Unfortunately, Scranton residents keep voting for big, popular names who are capital M-E, agenda-driven bums. Each time, different names, same results. The same leaders or “good ol’ boys” with the same messages are elected over and over. They sucked every last self-interested dollar, all the while not seeing the word bankruptcy written in the walls. And they were either woefully or willfully ignorant of this fact.
Despite history showing that tax cuts bring in more revenue, the “progressive” city keeps regressive past policies and procedures.
Each administration comes and goes with grandiose promises. Massive infrastructure spending, punishing tax increases, and kicking the proverbial can down the road have been Scranton’s modi operandi. What we witness are the same individuals (and families) reelected again by name recognition while soaked in nepotism, propped up by expensive campaigns, and propelled by the average Scrantaxton voter’s short term memory loss.
Some solutions
Scrantaxton should open up the books and scrutinize them line by line. Submit every budget item to the microscope. No new spending legislation until this is done. Start with the essentials, and see what money is left over. This would be a massive step forward to solving the fiscal failures and help cauterize the gaping wasteful spending wounds.
Some might protest, “What about our pensions and public sector paychecks?” Investigate who was involved in overextending the budget, misallocating funds, or pushing pet projects, and file a lawsuit against those elected leaders to repay out of their own pockets what’s owed to those employees. Double pension issue? Make the public employees pay back every extra cent they owe. It was never theirs from the beginning. At what point do you get double your money, and in good conscience not ask, why?
Also, throw the bums out. Start voting for ideas, not names. Vote for individuals, not parties, or before long, the repo men will be rolling away Nay Aug, Downtown Square, and the big, fancy Electric City sign. Perhaps — if there were less hand-wringing, finger-pointing, and shoulder-shrugging — Scranton Council could find the time to look into citizen inquiries.
Though, I guess when it’s not your money and you can’t answer questions, your conscience is clear. See no evil, hear no evil, answer to no evil.
The most memorable administration of recent years is Doherty/Evans. Mayor Doherty wanted to “invest” in Scranton; in other words, spend a lot of money the city didn’t have. Evans did not. Doherty occasionally managed to propose cuts, which Evans wouldn’t allow it. Doherty wanted to raise taxes. Evans wouldn’t enact his tax strategies, so she proposed her own. Though so many wag their finger at this circus of an administration (because it was essentially a caricature of a council and mayor) the city’s foundation had been crumbling beneath their feet for decades.

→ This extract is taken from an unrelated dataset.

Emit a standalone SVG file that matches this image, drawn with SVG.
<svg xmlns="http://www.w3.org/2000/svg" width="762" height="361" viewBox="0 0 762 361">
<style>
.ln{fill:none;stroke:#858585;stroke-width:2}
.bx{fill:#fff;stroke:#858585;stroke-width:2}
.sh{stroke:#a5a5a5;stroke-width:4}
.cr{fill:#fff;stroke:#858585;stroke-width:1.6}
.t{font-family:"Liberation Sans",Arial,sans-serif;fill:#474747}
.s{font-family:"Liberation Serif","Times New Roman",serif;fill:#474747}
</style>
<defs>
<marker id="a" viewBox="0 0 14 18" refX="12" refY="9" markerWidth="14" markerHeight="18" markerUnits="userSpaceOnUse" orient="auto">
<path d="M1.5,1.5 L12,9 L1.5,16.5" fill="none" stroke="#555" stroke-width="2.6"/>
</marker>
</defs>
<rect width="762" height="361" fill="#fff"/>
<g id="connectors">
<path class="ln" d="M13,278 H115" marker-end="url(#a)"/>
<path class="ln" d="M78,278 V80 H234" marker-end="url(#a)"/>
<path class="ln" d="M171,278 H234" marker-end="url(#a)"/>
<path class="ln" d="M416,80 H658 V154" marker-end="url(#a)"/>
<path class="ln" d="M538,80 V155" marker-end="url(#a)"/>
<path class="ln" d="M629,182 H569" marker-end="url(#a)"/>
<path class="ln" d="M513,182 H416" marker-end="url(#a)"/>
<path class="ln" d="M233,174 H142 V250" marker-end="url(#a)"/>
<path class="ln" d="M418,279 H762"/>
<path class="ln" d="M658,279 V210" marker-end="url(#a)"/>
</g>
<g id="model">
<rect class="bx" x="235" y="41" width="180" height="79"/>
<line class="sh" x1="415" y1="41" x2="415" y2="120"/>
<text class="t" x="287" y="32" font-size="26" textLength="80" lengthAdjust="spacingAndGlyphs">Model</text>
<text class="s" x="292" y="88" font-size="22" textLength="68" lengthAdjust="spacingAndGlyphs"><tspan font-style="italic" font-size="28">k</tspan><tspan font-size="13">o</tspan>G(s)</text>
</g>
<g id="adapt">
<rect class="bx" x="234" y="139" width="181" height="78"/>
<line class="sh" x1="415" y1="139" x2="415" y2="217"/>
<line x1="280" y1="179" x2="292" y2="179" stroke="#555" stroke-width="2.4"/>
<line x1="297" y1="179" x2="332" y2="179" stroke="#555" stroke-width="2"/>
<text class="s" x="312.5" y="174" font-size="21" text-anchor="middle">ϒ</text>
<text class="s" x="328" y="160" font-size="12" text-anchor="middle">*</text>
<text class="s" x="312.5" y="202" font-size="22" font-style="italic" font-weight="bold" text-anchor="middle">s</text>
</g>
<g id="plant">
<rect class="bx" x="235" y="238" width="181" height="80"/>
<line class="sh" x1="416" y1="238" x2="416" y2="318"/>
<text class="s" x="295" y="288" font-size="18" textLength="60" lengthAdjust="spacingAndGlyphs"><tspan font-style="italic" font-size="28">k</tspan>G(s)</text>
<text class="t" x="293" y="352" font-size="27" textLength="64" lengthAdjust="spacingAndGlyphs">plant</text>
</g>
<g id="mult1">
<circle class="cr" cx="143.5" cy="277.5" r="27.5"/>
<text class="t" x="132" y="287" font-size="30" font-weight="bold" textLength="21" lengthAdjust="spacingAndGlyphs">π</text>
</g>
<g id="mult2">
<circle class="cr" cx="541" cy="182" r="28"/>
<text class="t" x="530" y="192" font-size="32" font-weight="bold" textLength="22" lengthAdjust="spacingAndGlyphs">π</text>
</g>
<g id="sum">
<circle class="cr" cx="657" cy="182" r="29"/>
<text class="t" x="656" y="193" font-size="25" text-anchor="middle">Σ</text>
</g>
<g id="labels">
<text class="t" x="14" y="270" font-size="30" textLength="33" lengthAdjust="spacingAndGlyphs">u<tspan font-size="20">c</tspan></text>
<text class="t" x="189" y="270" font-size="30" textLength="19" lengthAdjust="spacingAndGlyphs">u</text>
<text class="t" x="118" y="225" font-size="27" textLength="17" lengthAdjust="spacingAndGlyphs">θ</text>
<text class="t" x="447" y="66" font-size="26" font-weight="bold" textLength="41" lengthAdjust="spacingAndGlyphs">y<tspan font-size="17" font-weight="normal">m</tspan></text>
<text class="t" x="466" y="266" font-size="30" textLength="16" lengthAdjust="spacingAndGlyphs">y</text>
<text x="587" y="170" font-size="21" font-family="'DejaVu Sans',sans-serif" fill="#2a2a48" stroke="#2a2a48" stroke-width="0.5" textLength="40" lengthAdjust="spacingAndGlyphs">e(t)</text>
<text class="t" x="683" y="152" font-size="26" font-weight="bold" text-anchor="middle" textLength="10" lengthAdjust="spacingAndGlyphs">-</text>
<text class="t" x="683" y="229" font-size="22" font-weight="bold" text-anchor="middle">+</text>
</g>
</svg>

They retained two Doherty/Evans council members, and they elected a tax collector of questionable character because the other guy was a Republican.
Council recently returned to session with their tail between their legs after receiving a pretty scathing report from the auditor general about the Double Pension mess. One week, they were abusing residents. Next, they were doing everything except kissing babies and asking the council meeting attendees if they could take them out to dinner afterwards.
It is up to the residents of Scrantaxton to hold its civic leaders accountable, and to make them follow through on their offers. The ball is in their court.
Two Pennsylvania locales dug their way out of the Act 47 hole, Ambridge and Nanticoke. Ambridge rapidly turned their situation around in a mere three years, and they fell into distress not long after Scranton. Nanticoke fell into it later, but emerged sooner.
Council president McGoff called an investigation by council into the Double Pension source a “fool’s enterprise,” despite the fact that based on Scranton’s Home Rule Charter (Article III, Section 312: Investigations) it is their job. Considering that Scrantaxton has been distressed for 23 years despite all the assistance from the Commonwealth, it would appear that the only fool would be the city of Scrantaxton for not finding out the source of the mess. They say if you do not learn from history, you are doomed to repeat it. Perhaps, council might want to find out what the holdup is for fixing the city’s ails again.
So many bright, innovative people occupy the city, but Scranton plods along with the same old politicians who follow the same procedures of yesteryear. For a so-called “progressive” city, Scranton regresses with every election. “Going along to get along,” when you know there’s a better way, is no excuse. You’re selling out the voters.